Digital money governance crucial for payments future
Aznan Abdul Aziz, Deputy Governor of Bank Negara Malaysia, emphasized that governance, institutional roles, and system-wide resilience are critical for managing the diverse and converging digital payments ecosystem. He delivered a keynote address at the CB+DC Conference in Kuala Lumpur on May 12, 2026.
Embracing digital money's diverse future
The future of money will be inherently diverse, with multiple digital monetary instruments emerging alongside existing systems, each supporting different use cases.
This includes central bank digital currencies (CBDCs), tokenised bank deposits, and regulated stablecoins, all evolving at a rapid pace.
Policymakers must embrace this diversity, shaping its evolution to ensure interoperability, mitigate risks, and deliver lasting economic value.
This requires an ecosystem-wide approach, recognising the complementary roles of banks, payment service providers, technology companies, and regulators.
Malaysia's DuitNow QR experience, prioritising common standards and system-wide interoperability, reinforces this lesson, allowing innovation and competition to flourish without market fragmentation.

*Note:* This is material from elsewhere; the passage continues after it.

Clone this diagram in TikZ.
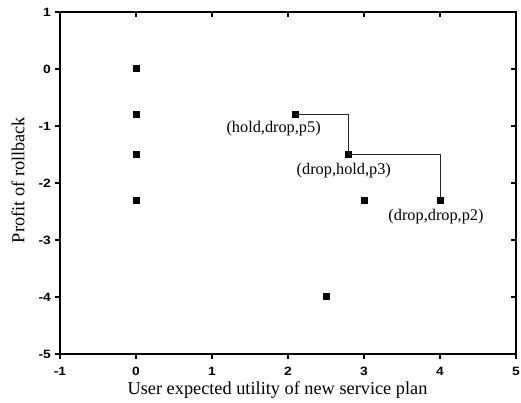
\documentclass[tikz,border=0pt]{standalone}
\usepackage{fontspec}
\usepackage{graphicx}
\setmainfont{Liberation Serif}
\newfontfamily\arialbold{Liberation Sans}[BoldFont={* Bold}]
\newcommand\tickstretch[1]{\scalebox{1.15}[1]{#1}}
\tikzset{
  frameline/.style={line width=1.3pt, black},
  tickline/.style={line width=1.1pt, black},
  ticklab/.style={font=\arialbold\bfseries\fontsize{12}{13}\selectfont, inner sep=0pt},
  datapt/.style={rectangle, fill=black, minimum size=7pt, inner sep=0pt},
  datalab/.style={font=\fontsize{16.3}{18}\selectfont, inner sep=0pt},
  axislab/.style={font=\fontsize{18.3}{20}\selectfont, inner sep=0pt},
  link/.style={line width=0.8pt, black!85}
}
\begin{document}
\begin{tikzpicture}[x=1pt,y=1pt]
\useasboundingbox (0,0) rectangle (521,403);
\begin{scope}[shift={(136,334)}, x=76pt, y=57pt]
  % frame
  \draw[frameline] (-1,-5) rectangle (5,1);
  % ticks
  \foreach \t in {-1,0,...,5} {
    \draw[tickline] (\t,-5) -- ++(0,-5pt);
    \draw[tickline] (\t,1) -- ++(0,-5pt);
    \node[ticklab] (xt\t) at ([yshift=-17pt]\t,-5) {\tickstretch{\t}};
  }
  \foreach \t in {-5,-4,...,1} {
    \draw[tickline] (-1,\t) -- ++(-5pt,0);
    \draw[tickline] (5,\t) -- ++(-5pt,0);
    \node[ticklab, anchor=east] (yt\t) at ([xshift=-9pt]-1,\t) {\tickstretch{\t}};
  }
  % data points
  \node[datapt] (a1) at (0,0) {};
  \node[datapt] (a2) at (0,-0.8) {};
  \node[datapt] (a3) at (0,-1.5) {};
  \node[datapt] (a4) at (0,-2.3) {};
  \node[datapt] (p5) at (2.1,-0.8) {};
  \node[datapt] (p3) at (2.8,-1.5) {};
  \node[datapt] (q3) at (3,-2.3) {};
  \node[datapt] (p2) at (4,-2.3) {};
  \node[datapt] (q4) at (2.5,-4) {};
  % connectors
  \draw[link] (p5.center) -| (p3.center);
  \draw[link] (p3.center) -| (p2.center);
  % data labels
  \node[datalab] (l5) at ([xshift=-22pt,yshift=-14pt]p5.center) {(hold,drop,p5)};
  \node[datalab] (l3) at ([xshift=-5pt,yshift=-16pt]p3.center) {(drop,hold,p3)};
  \node[datalab] (l2) at ([xshift=-4pt,yshift=-16pt]p2.center) {(drop,drop,p2)};
\end{scope}
% axis labels
\node[axislab, anchor=base] (xlab) at (277.5,8) {User expected utility of new service plan};
\node[axislab, rotate=90] (ylab) at (18,223) {Profit of rollback};
\end{tikzpicture}
\end{document}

Governance over technology
Central bank money has long served as the public anchor, underpinning trust and settlement finality.
In a diverse digital money ecosystem, CBDCs reinforce this role, providing a common reference point for trust.
The speech emphasized that governance, rather than technology, remains the binding constraint in digital money implementation.
Issues like legal enforceability and regulatory alignment are often the hardest to resolve, requiring coordination and trust at the institutional level.
Malaysia's Digital Asset Innovation Hub (DAIH) is designed as a governance-focused environment to ensure safe adoption at scale.
Resilience is a shared responsibility, demanding cross-border collaboration, as exemplified by Project Nexus, to embed trust and interoperability.